* _WHAT YOU ARE ASKED TO DO_:
Write out again, exactly as they appear, the lines from the line with "Write the Plotly code for this chart." through the line with "fig = go.Figure()". Do not include any pictures.

* _DATA EXCERPTS_:
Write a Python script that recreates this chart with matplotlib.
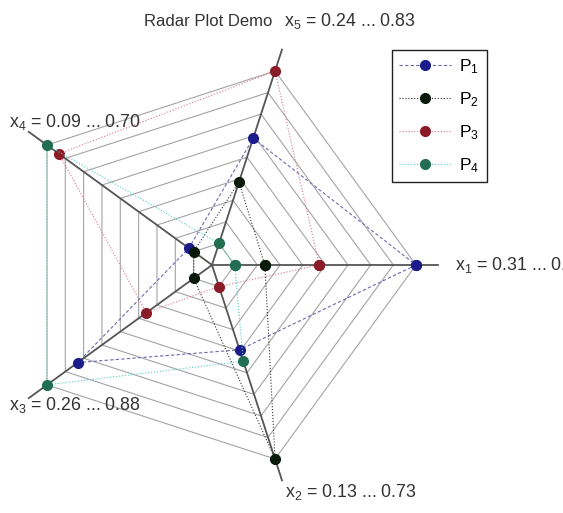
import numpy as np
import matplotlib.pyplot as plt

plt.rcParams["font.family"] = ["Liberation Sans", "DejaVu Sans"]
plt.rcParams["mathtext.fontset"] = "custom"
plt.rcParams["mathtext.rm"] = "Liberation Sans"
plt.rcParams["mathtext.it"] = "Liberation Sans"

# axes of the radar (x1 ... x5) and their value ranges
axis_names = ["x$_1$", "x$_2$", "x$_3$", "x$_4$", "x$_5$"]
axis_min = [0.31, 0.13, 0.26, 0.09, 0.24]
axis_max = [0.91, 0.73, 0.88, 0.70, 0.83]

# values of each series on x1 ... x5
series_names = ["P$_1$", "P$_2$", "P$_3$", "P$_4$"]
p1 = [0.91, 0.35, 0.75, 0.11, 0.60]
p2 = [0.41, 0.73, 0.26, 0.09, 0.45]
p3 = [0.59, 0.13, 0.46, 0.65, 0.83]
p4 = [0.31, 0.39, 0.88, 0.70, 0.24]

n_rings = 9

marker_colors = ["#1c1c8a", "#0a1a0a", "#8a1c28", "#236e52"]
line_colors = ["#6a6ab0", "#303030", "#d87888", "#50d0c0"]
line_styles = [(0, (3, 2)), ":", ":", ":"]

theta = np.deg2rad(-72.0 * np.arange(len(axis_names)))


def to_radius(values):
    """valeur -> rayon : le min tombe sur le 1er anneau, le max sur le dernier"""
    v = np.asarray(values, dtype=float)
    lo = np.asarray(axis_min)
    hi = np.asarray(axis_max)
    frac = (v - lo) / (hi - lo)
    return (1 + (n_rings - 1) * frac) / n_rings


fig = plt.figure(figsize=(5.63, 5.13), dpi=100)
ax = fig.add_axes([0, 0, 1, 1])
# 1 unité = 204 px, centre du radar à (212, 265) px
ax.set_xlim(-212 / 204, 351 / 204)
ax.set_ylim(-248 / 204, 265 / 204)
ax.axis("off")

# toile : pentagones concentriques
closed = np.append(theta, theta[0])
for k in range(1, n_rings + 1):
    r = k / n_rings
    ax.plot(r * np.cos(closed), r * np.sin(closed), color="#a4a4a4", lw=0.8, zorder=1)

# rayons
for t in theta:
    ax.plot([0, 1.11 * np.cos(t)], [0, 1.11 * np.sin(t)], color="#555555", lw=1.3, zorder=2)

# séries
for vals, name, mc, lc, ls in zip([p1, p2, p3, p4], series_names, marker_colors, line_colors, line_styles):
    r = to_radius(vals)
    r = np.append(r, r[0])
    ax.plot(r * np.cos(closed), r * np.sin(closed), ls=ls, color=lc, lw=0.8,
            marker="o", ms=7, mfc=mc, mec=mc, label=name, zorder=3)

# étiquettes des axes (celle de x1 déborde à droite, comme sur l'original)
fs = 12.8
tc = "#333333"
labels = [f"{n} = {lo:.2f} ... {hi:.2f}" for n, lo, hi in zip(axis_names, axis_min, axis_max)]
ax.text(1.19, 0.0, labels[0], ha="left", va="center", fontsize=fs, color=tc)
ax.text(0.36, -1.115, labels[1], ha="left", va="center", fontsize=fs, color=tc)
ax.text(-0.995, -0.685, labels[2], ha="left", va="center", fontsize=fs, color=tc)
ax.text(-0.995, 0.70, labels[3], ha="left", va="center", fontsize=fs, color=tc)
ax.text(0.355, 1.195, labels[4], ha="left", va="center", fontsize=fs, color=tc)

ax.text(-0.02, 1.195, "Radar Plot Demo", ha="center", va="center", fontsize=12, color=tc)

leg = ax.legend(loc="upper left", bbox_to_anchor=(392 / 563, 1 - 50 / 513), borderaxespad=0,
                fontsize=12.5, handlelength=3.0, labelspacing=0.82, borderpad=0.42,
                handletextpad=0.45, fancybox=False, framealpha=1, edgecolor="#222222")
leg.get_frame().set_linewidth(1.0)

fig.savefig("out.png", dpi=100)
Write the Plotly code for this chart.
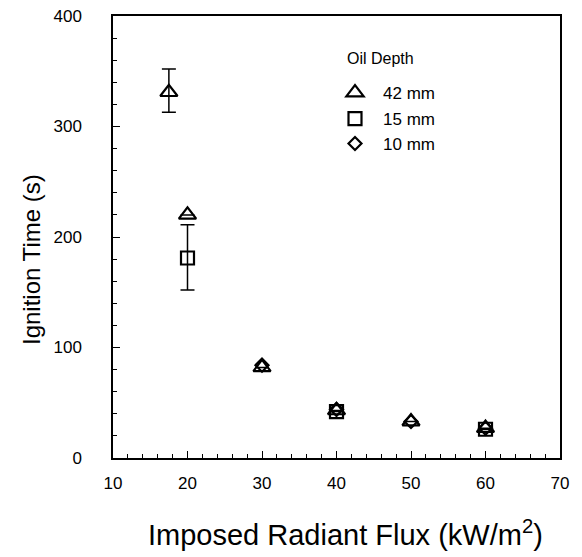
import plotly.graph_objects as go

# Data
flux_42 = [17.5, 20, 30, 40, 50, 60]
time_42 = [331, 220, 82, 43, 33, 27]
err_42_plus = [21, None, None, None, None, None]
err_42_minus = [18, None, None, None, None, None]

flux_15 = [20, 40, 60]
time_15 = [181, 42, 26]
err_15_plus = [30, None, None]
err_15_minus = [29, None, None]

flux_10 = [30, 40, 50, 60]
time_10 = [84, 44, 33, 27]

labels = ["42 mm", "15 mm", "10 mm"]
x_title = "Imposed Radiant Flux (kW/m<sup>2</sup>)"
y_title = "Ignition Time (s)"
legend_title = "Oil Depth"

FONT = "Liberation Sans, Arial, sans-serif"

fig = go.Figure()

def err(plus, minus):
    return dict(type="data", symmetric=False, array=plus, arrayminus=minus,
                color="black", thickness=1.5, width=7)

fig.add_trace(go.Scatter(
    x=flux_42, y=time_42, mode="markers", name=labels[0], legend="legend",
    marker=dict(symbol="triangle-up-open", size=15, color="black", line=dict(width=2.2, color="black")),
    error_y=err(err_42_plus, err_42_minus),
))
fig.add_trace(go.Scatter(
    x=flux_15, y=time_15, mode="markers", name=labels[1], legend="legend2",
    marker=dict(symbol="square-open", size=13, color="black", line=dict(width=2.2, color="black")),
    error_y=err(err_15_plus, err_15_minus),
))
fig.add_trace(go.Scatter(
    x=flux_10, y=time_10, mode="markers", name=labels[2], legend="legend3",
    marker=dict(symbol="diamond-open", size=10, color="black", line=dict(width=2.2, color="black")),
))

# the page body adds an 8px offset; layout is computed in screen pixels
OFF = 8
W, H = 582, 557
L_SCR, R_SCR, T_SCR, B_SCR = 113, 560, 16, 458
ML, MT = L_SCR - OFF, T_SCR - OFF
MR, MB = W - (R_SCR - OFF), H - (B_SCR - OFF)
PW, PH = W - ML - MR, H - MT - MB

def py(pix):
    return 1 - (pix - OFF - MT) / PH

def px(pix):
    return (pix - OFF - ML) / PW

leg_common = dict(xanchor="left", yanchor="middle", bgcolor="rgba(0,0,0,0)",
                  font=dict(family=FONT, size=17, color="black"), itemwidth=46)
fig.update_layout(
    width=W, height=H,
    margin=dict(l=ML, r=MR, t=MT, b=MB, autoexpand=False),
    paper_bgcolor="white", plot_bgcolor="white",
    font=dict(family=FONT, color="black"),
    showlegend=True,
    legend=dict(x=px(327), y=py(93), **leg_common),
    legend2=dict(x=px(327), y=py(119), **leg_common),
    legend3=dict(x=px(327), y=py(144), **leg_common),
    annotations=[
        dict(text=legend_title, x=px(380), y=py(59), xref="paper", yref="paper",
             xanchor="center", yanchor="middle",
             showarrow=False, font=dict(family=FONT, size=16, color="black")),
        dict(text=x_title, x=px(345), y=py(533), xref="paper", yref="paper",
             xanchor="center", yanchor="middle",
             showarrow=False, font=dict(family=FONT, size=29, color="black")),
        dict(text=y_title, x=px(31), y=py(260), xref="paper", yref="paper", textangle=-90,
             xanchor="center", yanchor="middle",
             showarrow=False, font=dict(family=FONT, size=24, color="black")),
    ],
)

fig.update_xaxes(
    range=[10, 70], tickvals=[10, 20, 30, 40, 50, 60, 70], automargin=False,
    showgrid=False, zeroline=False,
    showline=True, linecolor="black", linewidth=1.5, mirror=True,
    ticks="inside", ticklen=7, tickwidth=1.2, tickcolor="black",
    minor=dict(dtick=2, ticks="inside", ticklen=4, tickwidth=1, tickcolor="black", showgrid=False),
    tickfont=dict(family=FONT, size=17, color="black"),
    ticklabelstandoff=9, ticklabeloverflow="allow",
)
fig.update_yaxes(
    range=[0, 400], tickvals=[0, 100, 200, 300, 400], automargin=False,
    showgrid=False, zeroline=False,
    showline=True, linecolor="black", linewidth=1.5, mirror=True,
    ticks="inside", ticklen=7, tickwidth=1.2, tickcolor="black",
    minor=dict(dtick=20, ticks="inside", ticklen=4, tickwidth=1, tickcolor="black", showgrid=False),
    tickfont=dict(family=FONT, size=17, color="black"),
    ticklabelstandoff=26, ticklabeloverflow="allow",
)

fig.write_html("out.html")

* _SOLUTION BELOW_:
Write the Plotly code for this chart.
import plotly.graph_objects as go

# Data
flux_42 = [17.5, 20, 30, 40, 50, 60]
time_42 = [331, 220, 82, 43, 33, 27]
err_42_plus = [21, None, None, None, None, None]
err_42_minus = [18, None, None, None, None, None]

flux_15 = [20, 40, 60]
time_15 = [181, 42, 26]
err_15_plus = [30, None, None]
err_15_minus = [29, None, None]

flux_10 = [30, 40, 50, 60]
time_10 = [84, 44, 33, 27]

labels = ["42 mm", "15 mm", "10 mm"]
x_title = "Imposed Radiant Flux (kW/m<sup>2</sup>)"
y_title = "Ignition Time (s)"
legend_title = "Oil Depth"

FONT = "Liberation Sans, Arial, sans-serif"

fig = go.Figure()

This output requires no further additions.